- [Task goal] Pull every "this" line out of the data below.

- [Data section]

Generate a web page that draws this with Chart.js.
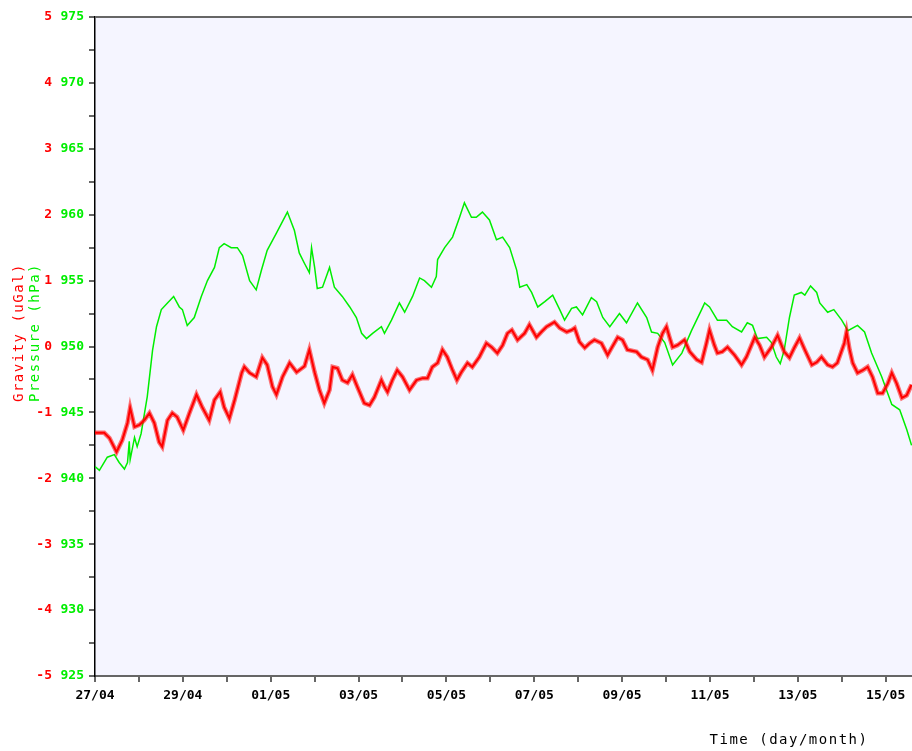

---

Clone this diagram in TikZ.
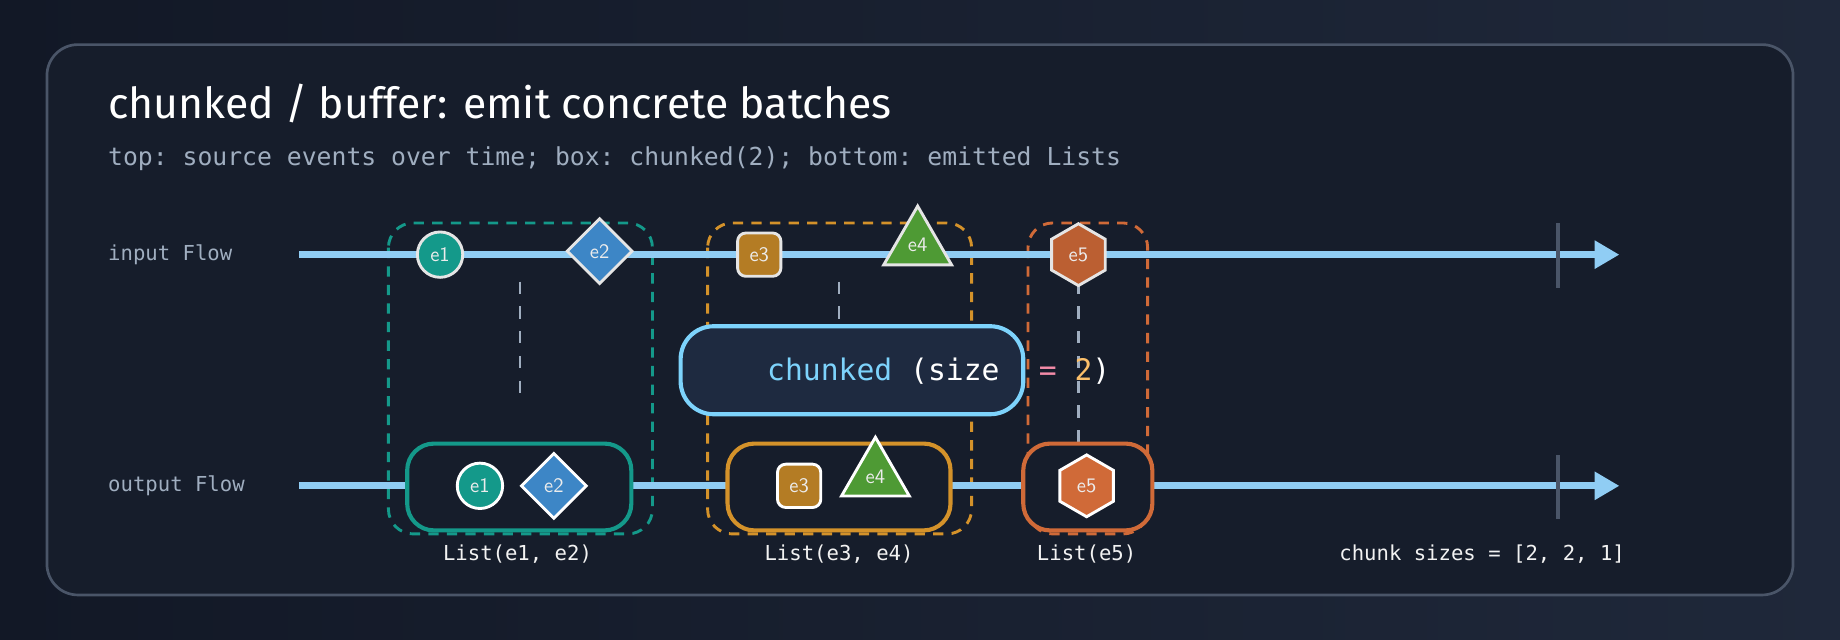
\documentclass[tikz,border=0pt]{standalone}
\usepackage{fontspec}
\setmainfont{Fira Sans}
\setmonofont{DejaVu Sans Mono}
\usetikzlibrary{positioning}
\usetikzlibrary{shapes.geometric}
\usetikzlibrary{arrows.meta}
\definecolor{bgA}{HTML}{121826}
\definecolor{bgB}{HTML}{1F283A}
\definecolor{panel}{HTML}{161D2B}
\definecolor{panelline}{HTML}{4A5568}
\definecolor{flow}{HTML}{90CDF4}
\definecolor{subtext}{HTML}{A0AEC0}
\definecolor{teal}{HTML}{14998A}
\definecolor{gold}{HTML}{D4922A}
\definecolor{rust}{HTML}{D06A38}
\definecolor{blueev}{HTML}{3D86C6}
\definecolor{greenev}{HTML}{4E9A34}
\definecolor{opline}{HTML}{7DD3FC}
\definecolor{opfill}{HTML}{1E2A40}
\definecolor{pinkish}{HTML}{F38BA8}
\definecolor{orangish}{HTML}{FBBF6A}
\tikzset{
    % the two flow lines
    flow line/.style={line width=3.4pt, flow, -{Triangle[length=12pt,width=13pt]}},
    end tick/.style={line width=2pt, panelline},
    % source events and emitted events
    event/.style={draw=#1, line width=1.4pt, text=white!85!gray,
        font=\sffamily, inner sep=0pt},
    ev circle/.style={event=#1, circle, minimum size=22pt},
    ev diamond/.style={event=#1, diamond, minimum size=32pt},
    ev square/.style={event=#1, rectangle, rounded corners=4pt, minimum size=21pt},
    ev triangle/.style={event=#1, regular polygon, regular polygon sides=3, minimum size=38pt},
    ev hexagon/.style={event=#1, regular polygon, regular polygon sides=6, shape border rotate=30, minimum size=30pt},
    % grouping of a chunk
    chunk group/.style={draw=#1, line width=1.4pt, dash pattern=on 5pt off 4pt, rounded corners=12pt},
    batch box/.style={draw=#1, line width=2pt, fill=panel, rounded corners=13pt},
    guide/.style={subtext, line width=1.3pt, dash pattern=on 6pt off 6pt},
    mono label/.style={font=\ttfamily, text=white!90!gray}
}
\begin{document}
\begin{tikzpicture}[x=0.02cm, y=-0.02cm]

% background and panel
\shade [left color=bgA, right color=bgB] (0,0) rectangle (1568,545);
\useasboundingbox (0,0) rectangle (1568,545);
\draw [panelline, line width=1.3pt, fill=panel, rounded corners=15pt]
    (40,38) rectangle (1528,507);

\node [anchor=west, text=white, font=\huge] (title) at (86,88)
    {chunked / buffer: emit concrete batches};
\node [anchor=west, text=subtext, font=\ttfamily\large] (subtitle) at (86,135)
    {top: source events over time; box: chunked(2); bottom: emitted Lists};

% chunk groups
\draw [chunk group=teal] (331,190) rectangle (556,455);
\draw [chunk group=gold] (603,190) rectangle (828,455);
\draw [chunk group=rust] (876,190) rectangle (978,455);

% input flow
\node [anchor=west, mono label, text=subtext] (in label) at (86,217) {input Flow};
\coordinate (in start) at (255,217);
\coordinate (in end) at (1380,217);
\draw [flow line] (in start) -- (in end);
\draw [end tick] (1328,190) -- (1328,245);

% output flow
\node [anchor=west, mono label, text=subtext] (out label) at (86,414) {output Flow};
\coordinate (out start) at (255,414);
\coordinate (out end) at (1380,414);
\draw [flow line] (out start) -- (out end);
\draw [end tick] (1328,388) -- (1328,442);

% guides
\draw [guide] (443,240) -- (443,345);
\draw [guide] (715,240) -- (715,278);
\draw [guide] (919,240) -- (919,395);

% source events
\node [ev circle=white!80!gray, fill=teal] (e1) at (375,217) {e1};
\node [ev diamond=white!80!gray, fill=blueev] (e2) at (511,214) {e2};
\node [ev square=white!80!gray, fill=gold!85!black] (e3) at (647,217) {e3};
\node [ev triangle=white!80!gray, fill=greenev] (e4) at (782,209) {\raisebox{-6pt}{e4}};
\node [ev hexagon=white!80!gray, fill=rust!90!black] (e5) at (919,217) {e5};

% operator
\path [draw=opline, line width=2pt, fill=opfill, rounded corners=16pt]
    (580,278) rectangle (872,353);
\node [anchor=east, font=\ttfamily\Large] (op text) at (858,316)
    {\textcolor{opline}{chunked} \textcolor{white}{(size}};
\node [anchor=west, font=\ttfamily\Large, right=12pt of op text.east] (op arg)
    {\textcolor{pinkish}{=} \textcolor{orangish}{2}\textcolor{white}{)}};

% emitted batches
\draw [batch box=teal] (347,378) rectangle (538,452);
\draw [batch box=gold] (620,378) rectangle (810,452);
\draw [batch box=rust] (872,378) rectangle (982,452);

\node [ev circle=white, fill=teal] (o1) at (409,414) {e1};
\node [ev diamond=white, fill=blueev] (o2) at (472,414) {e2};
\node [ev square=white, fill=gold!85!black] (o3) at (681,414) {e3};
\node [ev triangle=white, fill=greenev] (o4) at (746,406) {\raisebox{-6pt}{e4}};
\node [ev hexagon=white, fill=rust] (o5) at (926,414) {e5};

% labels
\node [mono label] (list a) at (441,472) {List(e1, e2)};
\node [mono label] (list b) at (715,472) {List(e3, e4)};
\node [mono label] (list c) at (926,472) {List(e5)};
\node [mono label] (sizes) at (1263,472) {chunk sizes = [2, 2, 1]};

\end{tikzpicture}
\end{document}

- [Expected answer]
Generate a web page that draws this with Chart.js.
Clone this diagram in TikZ.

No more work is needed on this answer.